*DATASET EXCERPT*
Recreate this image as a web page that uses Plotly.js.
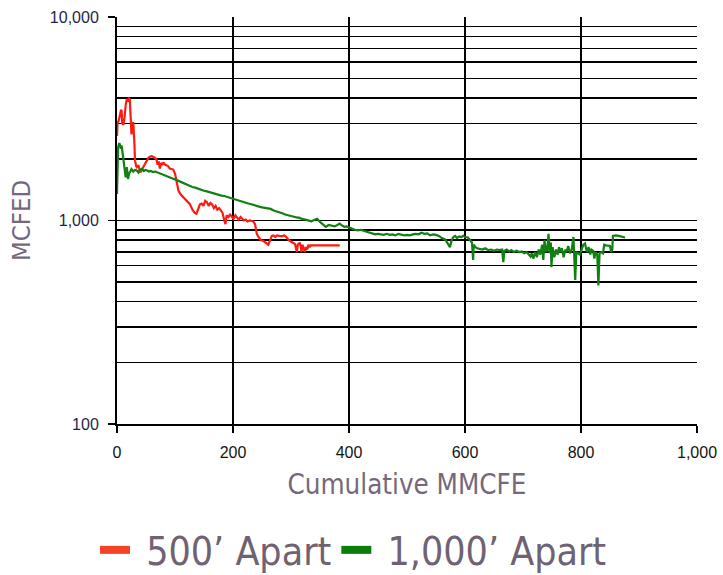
<!DOCTYPE html>
<html>
<head>
<meta charset="utf-8">
<script src="https://cdn.plot.ly/plotly-3.0.1.min.js"></script>
<style>
  html, body { margin: 0; padding: 0; background: #fff; }
  #chart { width: 723px; height: 575px; }
</style>
</head>
<body>
<div id="chart"></div>
<script>
// Rate vs cumulative production for two well spacings
const seriesNames = ['500\u2019 Apart', '1,000\u2019 Apart'];

const cum500 = [0, 1, 3, 5, 7, 8, 9, 11, 13, 15, 17, 19, 21, 22, 24, 25, 26, 28, 30, 31, 33, 34, 37, 40, 42, 45, 48, 51, 54, 57,
  60, 63, 66, 68, 70, 72, 74, 76, 78, 80, 83, 86, 88, 91, 94, 97, 100, 103, 106, 110, 114, 118, 122, 126, 130, 134, 137, 140, 143, 146,
  149, 152, 155, 158, 161, 164, 167, 170, 173, 176, 179, 182, 185, 187, 189, 192, 195, 198, 201, 204, 207, 210, 213, 216, 219, 222, 225, 229, 232, 235,
  238, 241, 244, 248, 252, 256, 259, 261, 264, 267, 270, 273, 276, 280, 284, 288, 292, 296, 300, 304, 307, 310, 312, 313, 315, 317, 318, 320, 322, 324,
  326, 328, 330, 332, 334, 336, 384];
const rate500 = [2600, 3000, 3100, 3300, 3500, 3450, 3000, 2950, 3200, 3700, 3950, 3900, 3980, 3950, 3100, 2650, 2900, 3050, 2400, 1980, 1850, 1830, 1870, 1720, 1760, 1830, 1900, 1980, 2030, 2060,
  2070, 2050, 2020, 2000, 1880, 1950, 1800, 1920, 1870, 1930, 1880, 1860, 1850, 1800, 1790, 1780, 1700, 1570, 1400, 1340, 1300, 1260, 1230, 1200, 1130, 1090, 1080, 1150, 1200, 1210,
  1180, 1250, 1230, 1180, 1220, 1200, 1150, 1180, 1130, 1150, 1110, 1090, 1000, 960, 1060, 1040, 1070, 1050, 1020, 1060, 1030, 1010, 1040, 1020, 1000, 1010, 990, 1000, 995, 990,
  960, 860, 830, 800, 795, 780, 775, 760, 800, 840, 845, 830, 845, 840, 835, 845, 830, 800, 790, 775, 765, 700, 770, 760, 780, 745, 700, 760, 730, 700,
  740, 720, 760, 740, 755, 755, 755];

const cum1000 = [0, 1, 2, 4, 6, 8, 10, 11, 13, 15, 17, 19, 21, 23, 25, 28, 31, 34, 37, 40, 43, 46, 49, 52, 55, 58, 62, 66, 70, 74,
  78, 82, 86, 90, 95, 100, 105, 110, 115, 120, 125, 130, 135, 140, 145, 150, 155, 160, 165, 170, 175, 180, 185, 190, 195, 200, 205, 210, 215, 220,
  225, 230, 235, 240, 245, 250, 255, 260, 265, 270, 275, 280, 285, 290, 295, 300, 305, 310, 315, 320, 325, 330, 335, 340, 345, 350, 355, 360, 365, 370,
  375, 380, 384, 388, 392, 396, 400, 405, 410, 415, 420, 425, 430, 435, 440, 445, 450, 455, 460, 465, 470, 475, 480, 485, 490, 495, 500, 505, 510, 515,
  520, 525, 530, 535, 540, 545, 550, 555, 560, 565, 568, 572, 574, 577, 580, 583, 586, 590, 594, 597, 600, 605, 609, 612, 614, 615, 618, 621, 625, 630,
  635, 640, 645, 650, 655, 660, 664, 666, 668, 672, 676, 680, 684, 689, 694, 698, 702, 706, 710, 713, 715, 718, 721, 724, 727, 730, 733, 735, 737, 740,
  742, 744, 746, 748, 749, 751, 754, 757, 760, 762, 764, 767, 770, 773, 775, 778, 781, 784, 787, 789, 790, 792, 795, 798, 801, 804, 807, 810, 813, 816,
  818, 821, 823, 825, 828, 830, 832, 835, 838, 840, 843, 847, 850, 852, 854, 855, 860, 865, 870, 876];
const rate1000 = [1350, 1700, 2290, 2400, 2300, 2330, 2100, 1970, 1750, 1630, 1830, 1600, 1700, 1760, 1790, 1740, 1770, 1760, 1720, 1780, 1795, 1750, 1770, 1760, 1740, 1750, 1730, 1740, 1720, 1700,
  1680, 1660, 1650, 1630, 1610, 1590, 1570, 1545, 1530, 1510, 1480, 1460, 1450, 1430, 1420, 1400, 1390, 1375, 1360, 1350, 1340, 1325, 1320, 1305, 1300, 1280, 1265, 1250, 1240, 1225,
  1215, 1205, 1190, 1180, 1170, 1160, 1150, 1140, 1140, 1120, 1110, 1100, 1085, 1070, 1060, 1050, 1040, 1035, 1030, 1015, 1010, 1000, 990, 1005, 1020, 985, 960, 930, 950, 940,
  935, 950, 965, 945, 930, 935, 925, 905, 900, 895, 900, 890, 880, 870, 860, 855, 860, 855, 850, 860, 850, 855, 845, 860, 850, 845, 850, 845, 855, 860,
  855, 870, 860, 865, 845, 855, 850, 840, 820, 810, 790, 760, 740, 800, 830, 840, 820, 835, 830, 840, 830, 825, 800, 780, 640, 760, 740, 730, 725, 720,
  730, 715, 720, 710, 720, 715, 720, 625, 710, 720, 705, 715, 700, 710, 700, 705, 690, 700, 680, 665, 690, 650, 700, 660, 720, 680, 760, 640, 800, 700,
  720, 860, 690, 780, 590, 740, 660, 720, 680, 740, 700, 730, 660, 720, 700, 750, 690, 720, 830, 650, 510, 700, 690, 680, 720, 760, 770, 700, 740, 680,
  720, 710, 650, 700, 680, 480, 690, 700, 690, 760, 755, 755, 750, 700, 720, 840, 845, 840, 835, 825];

const xTickVals = [0, 200, 400, 600, 800, 1000];
const xTickText = ['0', '200', '400', '600', '800', '1,000'];
const yTickVals = [100, 1000, 10000];
const yTickText = ['100', '1,000', '10,000'];
// gridlines between the decades
const yMinorVals = [200, 300, 400, 500, 600, 700, 800, 900, 2000, 3000, 4000, 5000, 6000, 7000, 8000, 9000];

const lineRed = '#ff1a10';
const lineGreen = '#108010';
const swatchRed = '#f44326';
const swatchGreen = '#0b7d0b';
const titleGrey = '#76687a';

const traces = [
  { x: cum500, y: rate500, type: 'scatter', mode: 'lines', name: seriesNames[0],
    line: { color: lineRed, width: 2.2 }, showlegend: false, legendgroup: 'a', hoverinfo: 'x+y' },
  { x: cum1000, y: rate1000, type: 'scatter', mode: 'lines', name: seriesNames[1],
    line: { color: lineGreen, width: 2.2 }, showlegend: false, legendgroup: 'b', hoverinfo: 'x+y' },
  // legend swatches (thick bars)
  { x: [null], y: [null], type: 'scatter', mode: 'lines', name: '\u00a0' + seriesNames[0],
    line: { color: swatchRed, width: 8 }, legendgroup: 'a' },
  { x: [null], y: [null], type: 'scatter', mode: 'lines', name: '\u00a0' + seriesNames[1],
    line: { color: swatchGreen, width: 8 }, legendgroup: 'b' }
];

const layout = {
  width: 723, height: 575,
  margin: { l: 117, r: 26, t: 17, b: 151, autoexpand: false },
  paper_bgcolor: '#fff', plot_bgcolor: '#fff',
  font: { family: 'Liberation Sans, Arial, sans-serif' },
  xaxis: {
    range: [0, 1000], tickmode: 'array', tickvals: xTickVals, ticktext: xTickText,
    showline: true, linecolor: '#000', linewidth: 2, mirror: false,
    showgrid: true, gridcolor: '#000', gridwidth: 1.5, zeroline: false,
    ticks: 'outside', ticklen: 7, tickwidth: 1.5, tickcolor: '#000', ticklabelstandoff: 6,
    automargin: false,
    tickfont: { family: 'Liberation Sans, Arial, sans-serif', size: 16, color: '#141414' },
    title: { text: 'Cumulative MMCFE', standoff: 15,
      font: { family: 'DejaVu Sans Condensed, DejaVu Sans, sans-serif', size: 27.5, color: titleGrey } }
  },
  yaxis: {
    type: 'log', range: [2, 4], tickmode: 'array', tickvals: yTickVals, ticktext: yTickText,
    showline: true, linecolor: '#000', linewidth: 2,
    showgrid: true, gridcolor: '#000', gridwidth: 1.5, zeroline: false,
    ticks: 'outside', ticklen: 7, tickwidth: 1.5, tickcolor: '#000', ticklabelstandoff: 6,
    automargin: false,
    minor: { tickmode: 'array', tickvals: yMinorVals, showgrid: true, gridcolor: '#000', gridwidth: 1.5, ticks: '' },
    tickfont: { family: 'Liberation Sans, Arial, sans-serif', size: 16, color: '#1e2648' },
    title: { text: 'MCFED', standoff: 12,
      font: { family: 'DejaVu Sans Condensed, DejaVu Sans, sans-serif', size: 25.5, color: titleGrey } }
  },
  showlegend: true,
  legend: {
    orientation: 'h', xref: 'container', x: 95 / 723, xanchor: 'left',
    yref: 'container', y: 1 - 550 / 575, yanchor: 'middle',
    font: { family: 'DejaVu Sans Condensed, DejaVu Sans, sans-serif', size: 39, color: '#6f6272' },
    itemwidth: 30, tracegroupgap: 0, bgcolor: 'rgba(0,0,0,0)'
  }
};

Plotly.newPlot('chart', traces, layout, { displayModeBar: false, staticPlot: true });
</script>
</body>
</html>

*PROBLEM REQUIREMENTS*
Everything from the first line to the line with "740, 720, 760, 740, 755, 755, 755];" must be repeated exactly, and nothing else. Leave the pictures out.

*OUTPUT OF THE EXERCISE*
Recreate this image as a web page that uses Plotly.js.
<!DOCTYPE html>
<html>
<head>
<meta charset="utf-8">
<script src="https://cdn.plot.ly/plotly-3.0.1.min.js"></script>
<style>
  html, body { margin: 0; padding: 0; background: #fff; }
  #chart { width: 723px; height: 575px; }
</style>
</head>
<body>
<div id="chart"></div>
<script>
// Rate vs cumulative production for two well spacings
const seriesNames = ['500\u2019 Apart', '1,000\u2019 Apart'];

const cum500 = [0, 1, 3, 5, 7, 8, 9, 11, 13, 15, 17, 19, 21, 22, 24, 25, 26, 28, 30, 31, 33, 34, 37, 40, 42, 45, 48, 51, 54, 57,
  60, 63, 66, 68, 70, 72, 74, 76, 78, 80, 83, 86, 88, 91, 94, 97, 100, 103, 106, 110, 114, 118, 122, 126, 130, 134, 137, 140, 143, 146,
  149, 152, 155, 158, 161, 164, 167, 170, 173, 176, 179, 182, 185, 187, 189, 192, 195, 198, 201, 204, 207, 210, 213, 216, 219, 222, 225, 229, 232, 235,
  238, 241, 244, 248, 252, 256, 259, 261, 264, 267, 270, 273, 276, 280, 284, 288, 292, 296, 300, 304, 307, 310, 312, 313, 315, 317, 318, 320, 322, 324,
  326, 328, 330, 332, 334, 336, 384];
const rate500 = [2600, 3000, 3100, 3300, 3500, 3450, 3000, 2950, 3200, 3700, 3950, 3900, 3980, 3950, 3100, 2650, 2900, 3050, 2400, 1980, 1850, 1830, 1870, 1720, 1760, 1830, 1900, 1980, 2030, 2060,
  2070, 2050, 2020, 2000, 1880, 1950, 1800, 1920, 1870, 1930, 1880, 1860, 1850, 1800, 1790, 1780, 1700, 1570, 1400, 1340, 1300, 1260, 1230, 1200, 1130, 1090, 1080, 1150, 1200, 1210,
  1180, 1250, 1230, 1180, 1220, 1200, 1150, 1180, 1130, 1150, 1110, 1090, 1000, 960, 1060, 1040, 1070, 1050, 1020, 1060, 1030, 1010, 1040, 1020, 1000, 1010, 990, 1000, 995, 990,
  960, 860, 830, 800, 795, 780, 775, 760, 800, 840, 845, 830, 845, 840, 835, 845, 830, 800, 790, 775, 765, 700, 770, 760, 780, 745, 700, 760, 730, 700,
  740, 720, 760, 740, 755, 755, 755];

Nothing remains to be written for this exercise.